Przez skórę czuję, że te operacje, które służą WYŁĄCZNIE zaspokajaniu próżności, może nie są od razu grzechem, ale na pewno nie są czynem uznawanym przez KK za chwalebny...
Dokładnej nauki KK w tym zakresie nie znam.
Bo o tym się nie mówi głośno i tyle. To nie wywołuje wypieków na twarzy. Tematy związane z seksualnością człowieka są w KK przewymiarowane.
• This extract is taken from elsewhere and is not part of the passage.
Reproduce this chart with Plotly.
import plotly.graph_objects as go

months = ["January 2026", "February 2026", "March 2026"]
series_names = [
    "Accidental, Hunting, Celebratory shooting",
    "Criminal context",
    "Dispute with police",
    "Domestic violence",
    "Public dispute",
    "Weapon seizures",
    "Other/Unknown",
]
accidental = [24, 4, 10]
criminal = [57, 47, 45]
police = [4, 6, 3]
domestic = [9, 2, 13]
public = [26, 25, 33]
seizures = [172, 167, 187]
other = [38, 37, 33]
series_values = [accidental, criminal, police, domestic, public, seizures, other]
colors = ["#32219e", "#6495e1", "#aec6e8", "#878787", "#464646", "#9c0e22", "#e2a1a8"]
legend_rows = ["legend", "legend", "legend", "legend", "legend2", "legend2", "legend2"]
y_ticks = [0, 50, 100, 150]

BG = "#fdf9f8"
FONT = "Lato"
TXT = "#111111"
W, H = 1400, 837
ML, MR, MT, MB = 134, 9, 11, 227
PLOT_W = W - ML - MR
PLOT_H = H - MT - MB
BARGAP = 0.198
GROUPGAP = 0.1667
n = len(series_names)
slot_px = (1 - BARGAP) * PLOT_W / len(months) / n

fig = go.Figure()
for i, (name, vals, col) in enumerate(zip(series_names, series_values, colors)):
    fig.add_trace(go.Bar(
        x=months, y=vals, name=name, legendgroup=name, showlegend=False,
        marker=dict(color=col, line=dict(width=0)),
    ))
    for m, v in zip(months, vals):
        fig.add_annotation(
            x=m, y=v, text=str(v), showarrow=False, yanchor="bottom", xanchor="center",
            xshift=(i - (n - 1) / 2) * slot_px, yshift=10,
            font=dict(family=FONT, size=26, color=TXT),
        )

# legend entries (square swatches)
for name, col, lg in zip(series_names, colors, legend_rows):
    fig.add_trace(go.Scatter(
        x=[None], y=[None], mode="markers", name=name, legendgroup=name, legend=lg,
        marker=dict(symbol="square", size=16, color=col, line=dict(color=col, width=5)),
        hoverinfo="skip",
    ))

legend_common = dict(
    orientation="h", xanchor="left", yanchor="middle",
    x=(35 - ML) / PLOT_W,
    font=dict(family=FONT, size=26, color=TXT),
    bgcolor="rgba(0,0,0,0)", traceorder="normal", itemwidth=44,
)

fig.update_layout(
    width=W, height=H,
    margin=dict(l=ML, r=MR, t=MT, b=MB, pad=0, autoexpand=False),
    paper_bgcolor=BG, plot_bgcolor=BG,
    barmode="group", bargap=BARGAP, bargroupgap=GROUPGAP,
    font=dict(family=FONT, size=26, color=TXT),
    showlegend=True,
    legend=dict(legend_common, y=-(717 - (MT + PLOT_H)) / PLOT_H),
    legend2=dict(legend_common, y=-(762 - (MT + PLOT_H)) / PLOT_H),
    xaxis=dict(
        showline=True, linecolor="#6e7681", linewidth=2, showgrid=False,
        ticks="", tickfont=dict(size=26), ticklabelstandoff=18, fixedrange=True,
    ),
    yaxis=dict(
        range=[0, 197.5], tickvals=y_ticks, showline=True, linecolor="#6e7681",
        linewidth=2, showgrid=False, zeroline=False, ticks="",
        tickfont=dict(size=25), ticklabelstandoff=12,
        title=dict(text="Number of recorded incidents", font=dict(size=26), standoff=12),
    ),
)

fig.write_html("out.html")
Przez to tracą zagadnienia niemniej a może BARDZIEJ ważne (jak np. przemoc, kradzieże, nieuczciwości, alkoholizm, narkomania, itp) ale mniej atrakcyjne, budzące mniejsze podniecenie, mniej nośne.
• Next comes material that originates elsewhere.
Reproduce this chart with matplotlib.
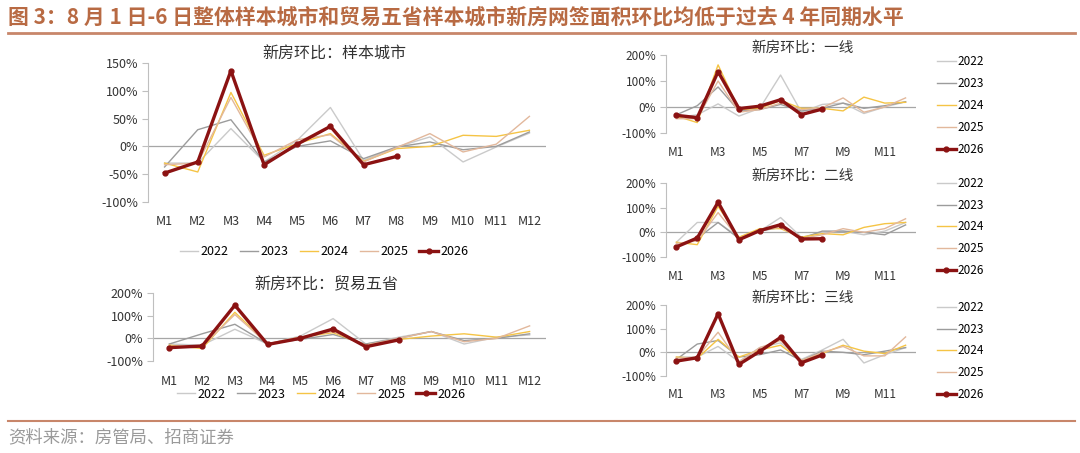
import matplotlib
matplotlib.use("Agg")
import matplotlib.pyplot as plt
from matplotlib.lines import Line2D

plt.rcParams['font.family'] = ['Noto Sans CJK SC', 'DejaVu Sans']

W, H = 1080, 453

months = ['M1', 'M2', 'M3', 'M4', 'M5', 'M6', 'M7', 'M8', 'M9', 'M10', 'M11', 'M12']
years = ['2022', '2023', '2024', '2025', '2026']
colors = ['#cacaca', '#9c9c9c', '#f5c445', '#e2b89c', '#8b1212']

# 样本城市
yb_2022 = [-30, -30, 32, -28, 11, 70, -25, -1, 17, -28, -1, 24]
yb_2023 = [-37, 30, 48, -28, 0, 10, -22, -1, 8, -6, 0, 26]
yb_2024 = [-30, -46, 97, -16, 5, 23, -27, -4, 0, 20, 18, 29]
yb_2025 = [-33, -30, 88, -19, 12, 21, -28, -2, 23, -10, 4, 54]
yb_2026 = [-48, -28, 136, -33, 4, 36, -33, -18]

# 贸易五省
my_2022 = [-25, -30, 40, -25, 10, 87, -25, 5, 30, -25, 5, 15]
my_2023 = [-25, 20, 62, -25, -5, 17, -25, 0, 30, -10, 0, 20]
my_2024 = [-30, -45, 115, -25, 5, 25, -30, -5, 10, 20, 5, 30]
my_2025 = [-35, -35, 105, -25, 5, 30, -30, 0, 30, -15, 0, 55]
my_2026 = [-41, -34, 146, -27, 0, 41, -37, -7]

# 一线
t1_2022 = [-40, -30, 12, -35, -5, 123, -20, 10, 15, -25, 0, 20]
t1_2023 = [-30, 5, 77, -15, -10, 10, -15, -5, 15, -5, 5, 20]
t1_2024 = [-35, -60, 162, -10, -5, 25, -5, -5, -15, 38, 15, 18]
t1_2025 = [-45, -45, 100, -20, -10, 15, -10, -3, 35, -20, 0, 35]
t1_2026 = [-32, -41, 136, -6, 3, 28, -29, -8]

# 二线
t2_2022 = [-40, 40, 40, -20, 5, 60, -20, 0, 5, -10, 5, 40]
t2_2023 = [-55, -25, 40, -25, 5, 20, -25, 5, 5, 0, -10, 30]
t2_2024 = [-40, -50, 105, -20, 15, 15, -20, -5, -10, 20, 35, 40]
t2_2025 = [-45, -35, 80, -25, 10, 20, -25, -10, 15, 0, 15, 55]
t2_2026 = [-59, -23, 122, -30, 7, 31, -27, -26]

# 三线
t3_2022 = [-20, -20, 25, -40, 20, 40, -30, 10, 55, -45, -10, 20]
t3_2023 = [-30, 35, 50, -20, -10, 10, -35, 5, 0, -10, 5, 20]
t3_2024 = [-20, -25, 55, -20, 10, 30, -35, -5, 30, 5, -5, 30]
t3_2025 = [-25, -20, 85, -40, 20, 50, -35, 0, 25, -15, -15, 65]
t3_2026 = [-37, -23, 163, -51, 4, 63, -44, -11]

fig = plt.figure(figsize=(W / 100, H / 100), dpi=100)


def px_axes(x0, x1, ytop, ybot):
    return fig.add_axes([x0 / W, 1 - ybot / H, (x1 - x0) / W, (ybot - ytop) / H])


def draw(ax, series, title, tx, yticks, every, fs, pad, tfs):
    handles = []
    for i, vals in enumerate(series):
        x = list(range(1, len(vals) + 1))
        if i == 4:
            h, = ax.plot(x, vals, color=colors[i], lw=2.4, marker='o', ms=3.5, zorder=5)
        else:
            h, = ax.plot(x, vals, color=colors[i], lw=1.0, zorder=3)
        handles.append(h)
    ax.axhline(0, color='#a6a6a6', lw=0.9, zorder=2)
    ax.set_xlim(0.5, 12.5)
    ax.set_ylim(yticks[0], yticks[-1])
    ax.set_yticks(yticks)
    ax.set_yticklabels(['%d%%' % v for v in yticks], fontsize=fs, color='#333333')
    ax.set_xticks(range(1, 13, every))
    ax.set_xticklabels(months[::every], fontsize=fs, color='#333333')
    ax.tick_params(axis='x', length=0, pad=pad)
    ax.tick_params(axis='y', length=4, color='#bfbfbf', width=0.8, pad=3)
    for s in ['top', 'right', 'bottom']:
        ax.spines[s].set_visible(False)
    ax.spines['left'].set_color('#bfbfbf')
    ax.spines['left'].set_linewidth(0.8)
    ax.set_title(title, fontsize=tfs, color='#333333', pad=2, x=tx)
    ax.patch.set_alpha(0)
    return handles


leg_kw = dict(frameon=False, handlelength=1.45, handletextpad=0.2)

# left top
ax1 = px_axes(148, 546, 63, 202)
h = draw(ax1, [yb_2022, yb_2023, yb_2024, yb_2025, yb_2026], '新房环比：样本城市', 0.467,
         [-100, -50, 0, 50, 100, 150], 1, 9, 9, 11.5)
fig.legend(h, years, loc='center', bbox_to_anchor=(324 / W, 1 - 252 / H), ncol=5,
           fontsize=9, columnspacing=0.9, **leg_kw)

# left bottom
ax2 = px_axes(153, 546, 293, 361)
h = draw(ax2, [my_2022, my_2023, my_2024, my_2025, my_2026], '新房环比：贸易五省', 0.44,
         [-100, 0, 100, 200], 1, 9, 10, 11.5)
fig.legend(h, years, loc='center', bbox_to_anchor=(321 / W, 1 - 394 / H), ncol=5,
           fontsize=9, columnspacing=0.9, **leg_kw)

# right side
right = [
    ([t1_2022, t1_2023, t1_2024, t1_2025, t1_2026], '新房环比：一线', 55, 133, 105.5),
    ([t2_2022, t2_2023, t2_2024, t2_2025, t2_2026], '新房环比：二线', 183, 257, 227),
    ([t3_2022, t3_2023, t3_2024, t3_2025, t3_2026], '新房环比：三线', 305, 376, 351),
]
for series, title, yt, yb, ly in right:
    ax = px_axes(666, 916, yt, yb)
    h = draw(ax, series, title, 0.545, [-100, 0, 100, 200], 2, 8.5, 9, 10.5)
    fig.legend(h, years, loc='center left', bbox_to_anchor=(926 / W, 1 - ly / H), ncol=1,
               fontsize=8.5, labelspacing=0.75, handlelength=1.6, handletextpad=0.2,
               frameon=False)

fig.text(8 / W, 1 - 17 / H, '图 3：8 月 1 日-6 日整体样本城市和贸易五省样本城市新房网签面积环比均低于过去 4 年同期水平',
         fontsize=15, fontweight='bold', color='#b86a43', va='center')
fig.add_artist(Line2D([8 / W, 1075 / W], [1 - 33 / H] * 2, color='#c8866a', lw=2))
fig.add_artist(Line2D([8 / W, 1075 / W], [1 - 421 / H] * 2, color='#c8866a', lw=1.5))
fig.text(8 / W, 1 - 437 / H, '资料来源：房管局、招商证券', fontsize=12.5, color='#9a9a9a', va='center')

fig.savefig('out.png', dpi=100)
Nie wiem czym, od strony psychologicznej to wytłumaczyć, że tematy seksualności budzą taki oddźwięk w KK ??? Nauka Jezusa, Apostołów i późniejsza całego KK jest bardzo zróżnicowana i zrównoważona pod względem tematyki. Nie ma takich silnych akcentów jak widać na tym forum, że ktoś napisze: "Seksizm jest NAJWIĘKSZYM złem" i WSZYSCY się zaraz pod tym hasełkiem podpisują. Może jest to spowodowane celibatem duchownych w KK ??? Ale to chyba daleko idący domysł.
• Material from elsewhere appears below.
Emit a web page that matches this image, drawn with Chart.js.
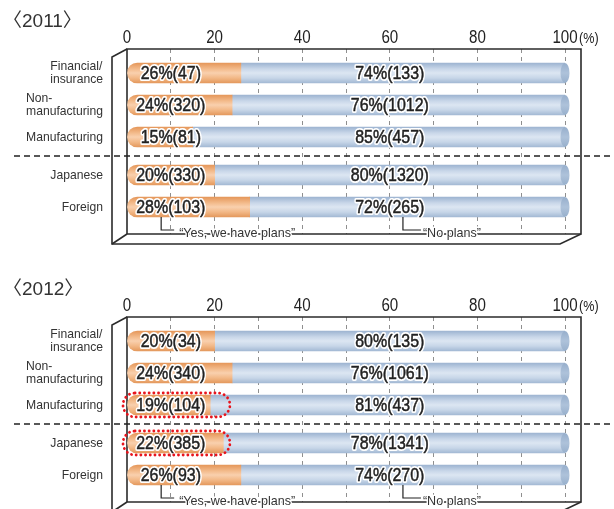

Cytat:W przeciwieństwie do antykoncepcji, która w praktyce służy celom ... sprzecznym z szeroko pojętym dobrem człowieka i Rodziny.
Otóż, choć to nie na temat (ale tylko pozornie) nie rozumiem, dlaczego uważasz, że antykoncepcja służy celom SPRZECZNYM z szeroko pojętym dobrem człowieka ???
Spójrz na Chiny, gdzie wysoki przyrost naturalny jest synonimem nędzy, chorób, patologii. Futurolodzy twierdzą, że ograniczenie przyrostu naturalnego jest zgodne z troską o bezpieczeństwo naszego globu i całej ludzkości.